Built-in Post Scheduling lets you plan your content calendar in advance so you can be fully present during that critical 90-minute window after each post goes live.
The goal isn’t to replace your voice. It’s to remove the obstacles that stop you from showing up consistently.
Try MagicPost for free; no credit card is required. Start your free trial and build the consistency your LinkedIn growth actually needs.
FAQ
How long does it take to grow a LinkedIn following?
Most creators who post consistently, three to four times per week with a clear niche, start seeing meaningful follower growth within two to three months. The first month is typically the slowest as the algorithm learns what your content is about and who to show it to.
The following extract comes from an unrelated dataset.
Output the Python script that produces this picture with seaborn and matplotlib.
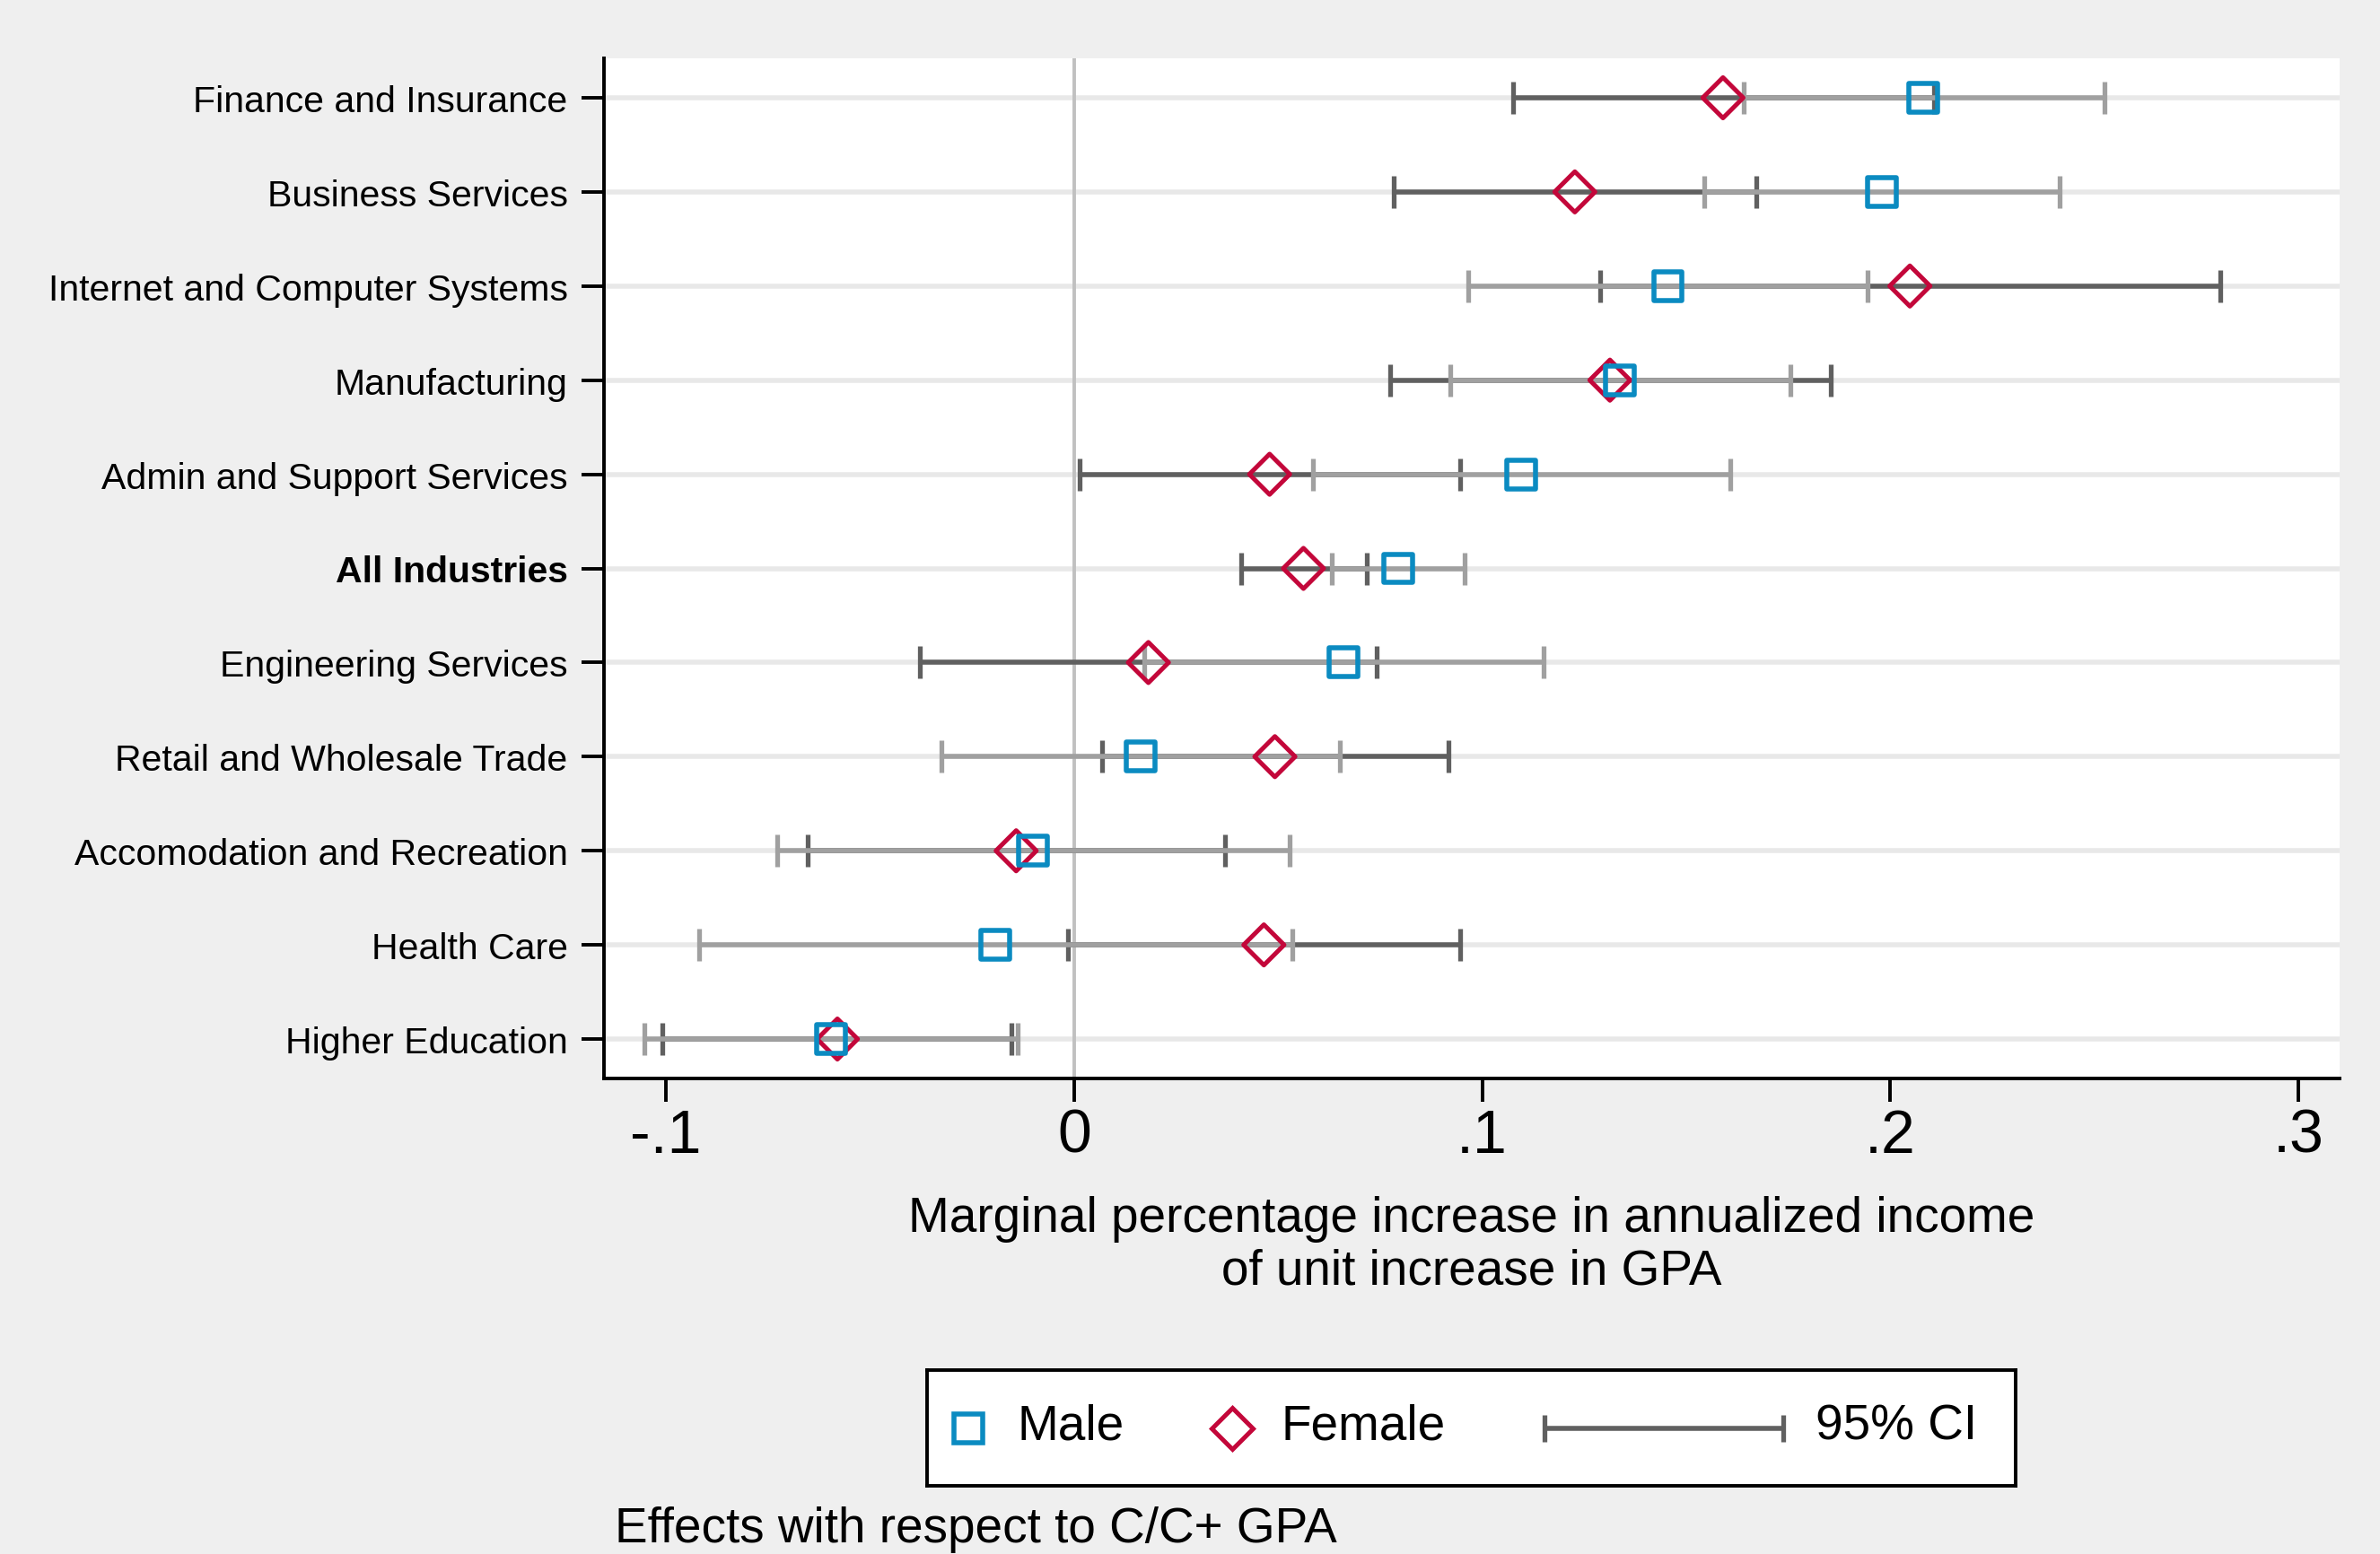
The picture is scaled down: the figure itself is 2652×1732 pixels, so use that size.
import numpy as np
import pandas as pd
import matplotlib
matplotlib.use("Agg")
import matplotlib.pyplot as plt
import seaborn as sns

# ---------------- data ----------------
industries = [
    "Finance and Insurance",
    "Business Services",
    "Internet and Computer Systems",
    "Manufacturing",
    "Admin and Support Services",
    "All Industries",
    "Engineering Services",
    "Retail and Wholesale Trade",
    "Accomodation and Recreation",
    "Health Care",
    "Higher Education",
]
male_est = [0.2080, 0.1980, 0.1455, 0.1338, 0.1096, 0.0795, 0.0661, 0.0164, -0.0100, -0.0193, -0.0596]
male_lo = [0.1640, 0.1543, 0.0965, 0.0922, 0.0585, 0.0632, 0.0171, -0.0325, -0.0727, -0.0919, -0.1052]
male_hi = [0.2524, 0.2415, 0.1944, 0.1755, 0.1608, 0.0958, 0.1150, 0.0652, 0.0528, 0.0534, -0.0139]
female_est = [0.1590, 0.1227, 0.2048, 0.1313, 0.0479, 0.0562, 0.0182, 0.0492, -0.0142, 0.0465, -0.0580]
female_lo = [0.1076, 0.0783, 0.1288, 0.0775, 0.0013, 0.0409, -0.0378, 0.0069, -0.0653, -0.0016, -0.1009]
female_hi = [0.2106, 0.1672, 0.2808, 0.1855, 0.0945, 0.0717, 0.0742, 0.0917, 0.0369, 0.0945, -0.0154]

x_ticks = [-0.1, 0.0, 0.1, 0.2, 0.3]
x_tick_labels = ["-.1", "0", ".1", ".2", ".3"]
bold_label = "All Industries"
x_title = "Marginal percentage increase in annualized income\nof unit increase in GPA"
note_text = "Effects with respect to C/C+ GPA"
legend_labels = ["Male", "Female", "95% CI"]

# ---------------- style ----------------
BG = "#efefef"
BLUE = "#0b8bc1"
RED = "#c3073a"
DARK = "#606060"
LIGHT = "#a0a0a0"
GRID = "#e8e8e8"

sns.set_style("white")
plt.rcParams["font.family"] = ["Liberation Sans", "DejaVu Sans"]
plt.rcParams["text.color"] = "black"
plt.rcParams["axes.labelcolor"] = "black"
plt.rcParams["xtick.color"] = "black"
plt.rcParams["ytick.color"] = "black"

W, H = 2652, 1733
fig = plt.figure(figsize=(W / 100, H / 100), dpi=100, facecolor=BG)
ax = fig.add_axes([673 / W, 1 - 1203 / H, (2607 - 673) / W, (1203 - 66) / H])
ax.set_facecolor("white")

df_m = pd.DataFrame({"industry": industries, "estimate": male_est, "lo": male_lo, "hi": male_hi})
df_f = pd.DataFrame({"industry": industries, "estimate": female_est, "lo": female_lo, "hi": female_hi})

# markers via seaborn (sets up categorical y axis)
sns.scatterplot(data=df_f, x="estimate", y="industry", marker="D", s=23 ** 2,
                facecolor="none", edgecolor=RED, linewidth=3.6, ax=ax, legend=False, zorder=5)
sns.scatterplot(data=df_m, x="estimate", y="industry", marker="s", s=23 ** 2,
                facecolor="none", edgecolor=BLUE, linewidth=4.0, ax=ax, legend=False, zorder=6)

# confidence intervals
for d, col, z in [(df_f, DARK, 3), (df_m, LIGHT, 4)]:
    ax.errorbar(x=d["estimate"], y=d["industry"],
                xerr=[d["estimate"] - d["lo"], d["hi"] - d["estimate"]],
                fmt="none", ecolor=col, elinewidth=4.0, capsize=13, capthick=3.8, zorder=z)

ax.axvline(0, color="#c0c0c0", lw=2.8, zorder=2)
ax.grid(axis="y", color=GRID, lw=4.0)
ax.grid(axis="x", visible=False)
ax.set_axisbelow(True)

ax.set_xlim(-0.1152, 0.3101)
ax.set_ylim(10.419, -0.419)
ax.set_xticks(x_ticks)
ax.set_xticklabels(x_tick_labels)
ax.set_ylabel("")

for s in ["top", "right"]:
    ax.spines[s].set_visible(False)
for s in ["left", "bottom"]:
    ax.spines[s].set_color("black")
    ax.spines[s].set_linewidth(2.8)

ax.tick_params(axis="x", length=19, width=2.8, labelsize=49, pad=4, color="black",
               labelcolor="black", bottom=True, direction="out")
ax.tick_params(axis="y", length=18, width=2.8, labelsize=29.5, pad=11, color="black",
               labelcolor="black", left=True, direction="out")

ax.set_xlabel(x_title, fontsize=39.5, linespacing=1.16, color="black")
ax.xaxis.set_label_coords(0.5, -0.1143)

fig.canvas.draw()
for lab in ax.get_yticklabels():
    if lab.get_text() == bold_label:
        lab.set_fontweight("bold")

# ---------------- legend ----------------
lax = fig.add_axes([1033 / W, 1 - 1657 / H, (2246 - 1033) / W, (1657 - 1528) / H])
lax.set_xlim(0, 1213)
lax.set_ylim(0, 129)
lax.set_xticks([])
lax.set_yticks([])
lax.set_facecolor("white")
for s in lax.spines.values():
    s.set_visible(True)
    s.set_color("black")
    s.set_linewidth(2.8)

yc = 64
lax.plot([45.5], [yc], marker="s", ms=23, mfc="none", mec=BLUE, mew=4.0, ls="none")
lax.plot([340], [yc], marker="D", ms=23, mfc="none", mec=RED, mew=3.6, ls="none")
lax.errorbar(x=[820.5], y=[yc], xerr=[[133]], fmt="none", ecolor=DARK,
             elinewidth=4.0, capsize=11, capthick=3.8)
for xt, lab in zip([100, 395, 990], legend_labels):
    lax.text(xt, 52, lab, fontsize=39.5, va="baseline", ha="left", color="black")

# ---------------- note ----------------
fig.text(685 / W, (H - 1719) / H, note_text, fontsize=39.5, va="baseline", ha="left",
         color="black")

fig.savefig("out.png", dpi=100, facecolor=fig.get_facecolor())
Growth compounds over time, so the creators who stick with it past the initial plateau see disproportionate results.
How many followers do you need on LinkedIn to make an impact?
Fewer than most people think. On LinkedIn, a highly engaged audience of 2,000 to 5,000 followers in a specific niche can generate more real business outcomes than a broad audience of 50,000 passive followers.
Relevance and engagement rate matter far more than raw follower count, especially for B2B professionals, consultants, and founders.
Does posting every day help on LinkedIn?
It can, but only if content quality stays high. Posting daily with declining quality actually hurts growth because low-performing posts signal to the algorithm that your content isn’t worth distributing.
For most creators, three to four high-quality posts per week outperform seven mediocre ones. Consistency of quality matters more than consistency of volume.
What type of content gets the most followers on LinkedIn?
Content that earns saves grows followings fastest. Frameworks, actionable checklists, proprietary data, and personal stories with a specific lesson all generate saves. Personal experience posts framed around a specific insight, what’s sometimes called the "How I" format, consistently outperform generic educational content because they provide perspective that only one person could have shared.
Is it worth buying LinkedIn followers?
No. Purchased followers are either bots or inactive accounts, which means they will never engage with your content. On LinkedIn, follower count without engagement actually hurts your algorithmic distribution because the platform measures engagement as a percentage of reach.
A large, inactive audience lowers your engagement rate and signals to the algorithm that your content is not worth distributing further.
What is a good engagement rate on LinkedIn?
LinkedIn engagement rate is calculated as total interactions (likes, comments, shares, and clicks) divided by total impressions, multiplied by 100.
An engagement rate above 2% is considered good, and anything above 5% is exceptional. For personal profiles, rates tend to be higher than company pages because individuals generate more trust and relatability than brand accounts.